Les agents de sécurité qui sont intervenus in extremis n’ont pas fait grand-chose, monsieur Goucem a été admis en urgence au service des grands brûlés de l’hôpital de Douéra. Certains de ses collègues qui ont pu se rendre sur place, sont revenus très inquiets sur son état de santé, et affirment qu’il est «sombrement méconnaissable.»
« La nouvelle, notent avec amertume les signataires, est terrifiante, glaçante, et nous laisse sans voix depuis trois jours…et pour cause. Ce qui a poussé Youcef Goucem à attenter à sa personne, dans un geste aussi radical visant à exprimer l’ampleur de sa détresse et la profondeur de son désarroi, nous le savons… mieux que quiconque ».

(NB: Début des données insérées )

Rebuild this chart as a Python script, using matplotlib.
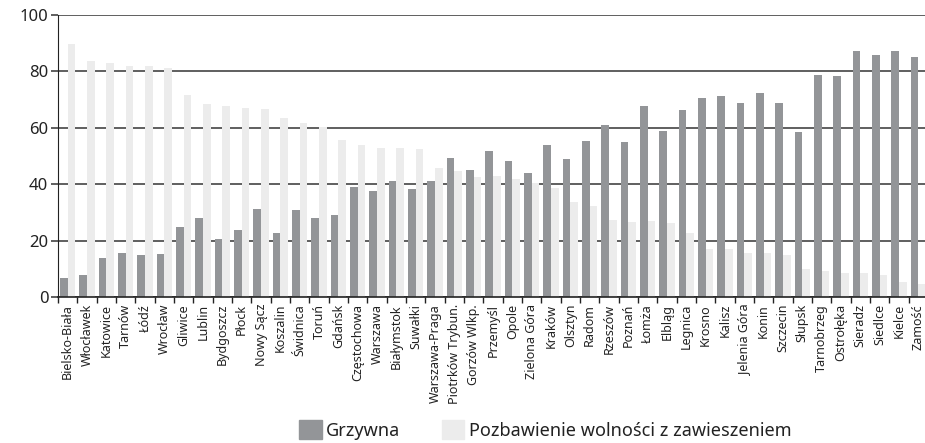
import numpy as np
import matplotlib.pyplot as plt
from matplotlib.patches import Patch

plt.rcParams['font.family'] = ['Noto Sans', 'DejaVu Sans']

# Data (percent)
cities = ['Bielsko-Biała', 'Włocławek', 'Katowice', 'Tarnów', 'Łódź', 'Wrocław',
          'Gliwice', 'Lublin', 'Bydgoszcz', 'Płock', 'Nowy Sącz', 'Koszalin',
          'Świdnica', 'Toruń', 'Gdańsk', 'Częstochowa', 'Warszawa', 'Białymstok',
          'Suwałki', 'Warszawa-Praga', 'Piotrków Trybun.', 'Gorzów Wlkp.',
          'Przemyśl', 'Opole', 'Zielona Góra', 'Kraków', 'Olsztyn', 'Radom',
          'Rzeszów', 'Poznań', 'Łomża', 'Elbląg', 'Legnica', 'Krosno', 'Kalisz',
          'Jelenia Góra', 'Konin', 'Szczecin', 'Słupsk', 'Tarnobrzeg', 'Ostrołęka',
          'Sieradz', 'Siedlce', 'Kielce', 'Zamość']
grzywna = [6.6, 7.7, 13.7, 15.5, 14.8, 15.1, 24.7, 27.9, 20.4, 23.6, 31.1, 22.6,
           30.7, 27.9, 29.0, 38.9, 37.5, 41.0, 38.2, 41.0, 49.2, 44.9, 51.7, 48.1,
           43.9, 53.8, 48.8, 55.2, 60.9, 54.8, 67.6, 58.7, 66.2, 70.4, 71.2, 68.7,
           72.2, 68.7, 58.4, 78.6, 78.3, 87.1, 85.7, 87.1, 85.0]
zawieszenie = [89.6, 83.6, 82.9, 81.8, 81.8, 81.1, 71.5, 68.3, 67.6, 66.9, 66.5, 63.4,
               61.6, 60.2, 55.6, 53.8, 52.7, 52.7, 52.4, 45.6, 44.6, 42.4, 42.8, 41.7,
               40.4, 38.5, 33.6, 32.2, 27.2, 26.5, 26.8, 26.1, 22.6, 16.9, 16.9, 15.5,
               15.5, 14.8, 9.8, 9.1, 8.4, 8.4, 7.7, 5.2, 4.5]
y_ticks = [0, 20, 40, 60, 80, 100]

dark = '#939598'
light = '#ececec'

fig = plt.figure(figsize=(9.25, 4.43), dpi=100)
ax = fig.add_axes([58 / 925, 146 / 443, 870 / 925, 282 / 443])

x = np.arange(len(cities))
w = 0.4
ax.bar(x - w / 2, grzywna, w, color=dark, zorder=2)
ax.bar(x + w / 2, zawieszenie, w, color=light, zorder=2)

ax.set_xlim(-0.5, len(cities) - 0.5)
ax.set_ylim(0, 100)
ax.set_yticks(y_ticks)
ax.yaxis.grid(True, color='#444444', linewidth=1.2)
ax.set_axisbelow(True)

# ticks at category boundaries, labels at centres
ax.set_xticks(np.arange(-0.5, len(cities), 1.0))
ax.set_xticklabels([])
ax.set_xticks(x, minor=True)
ax.set_xticklabels(cities, minor=True, rotation=90, fontsize=9, color='#222222')
ax.tick_params(axis='x', which='major', length=4, width=1, color='#222222')
ax.tick_params(axis='x', which='minor', length=0, pad=5)
ax.tick_params(axis='y', length=5, width=1.2, color='#444444', labelsize=12,
               labelcolor='#222222', pad=2)

for s in ['right', 'top']:
    ax.spines[s].set_visible(False)
ax.spines['left'].set_color('#222222')
ax.spines['bottom'].set_color('#222222')
ax.spines['bottom'].set_linewidth(1.2)

handles = [Patch(color=dark, label='Grzywna'),
           Patch(color=light, label='Pozbawienie wolności z zawieszeniem')]
fig.legend(handles=handles, loc='center left', bbox_to_anchor=(299 / 925, 13 / 443),
           ncol=2, frameon=False, fontsize=13, handlelength=1.25, handleheight=1.25,
           handletextpad=0.25, columnspacing=2.3, borderpad=0, borderaxespad=0,
           labelcolor='#222222')

fig.savefig('out.png', dpi=100)
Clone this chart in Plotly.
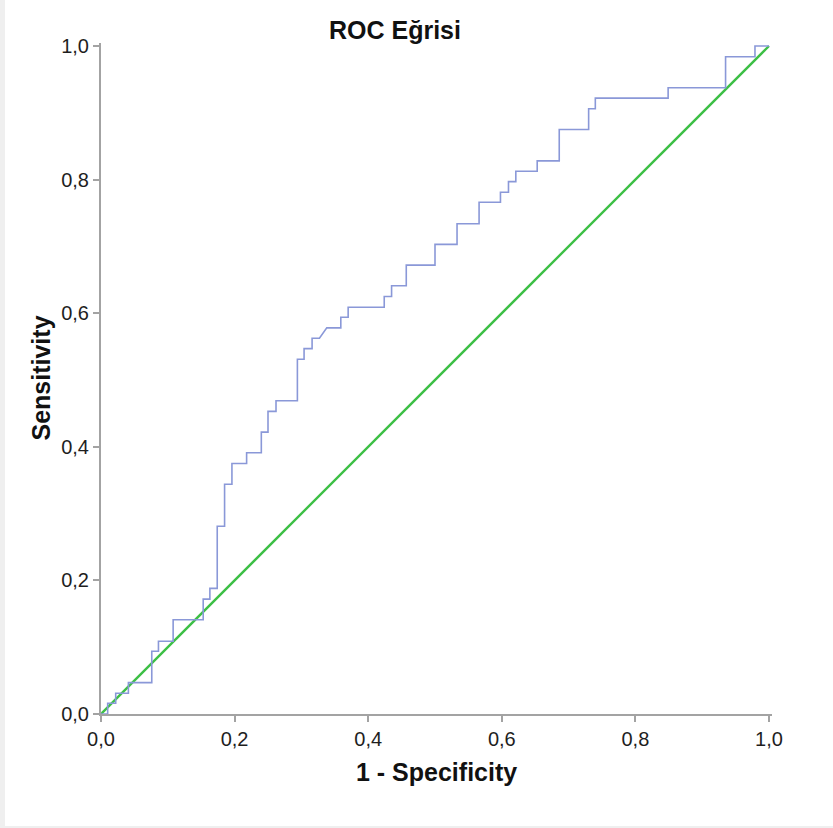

Il est clair que le geste du désespoir de Youcef Goucem est un cri de détresse fort qui en dit long sur la précarisation de la condition des artistes, des journalistes et des producteurs de médias en Algérie, ce qui laisse la famille du cinéma dans le désarroi. Ainsi les signataires ajoutent-ils ce qui suit sur une note alarmiste « Quels moyens pouvons-nous déployer pour lui venir en aide et tenter de réparer l’irréparable ? Vers quelle entité représentative et légitime allons-nous nous tourner pour faire valoir ses droits et les nôtres ? De quel sceau allons-nous viser la position unanime de notre corporation, pour dénoncer et interpeller en vue de porter sa voix et la nôtre à qui de droit ? »
De son côté, le réalisateur Malek Bensmaïl explique que »lacte de Youcef est un geste qui doit se transformer en un électrochoc et remettre à plat toute la politique culturelle et audiovisuelle de notre pays et de son fonctionnement. »
Ce passage à l’acte, inédit jusque-là dans les milieux artistiques, journalistiques et cinématographiques devra pousser, selon les signataires, à s’élever vers des initiatives de rassemblement, en vue de l’amélioration des moyens de travail, la reconquête des espaces de parole et de créativité, l’exercice des droits et la préservation des acquis ».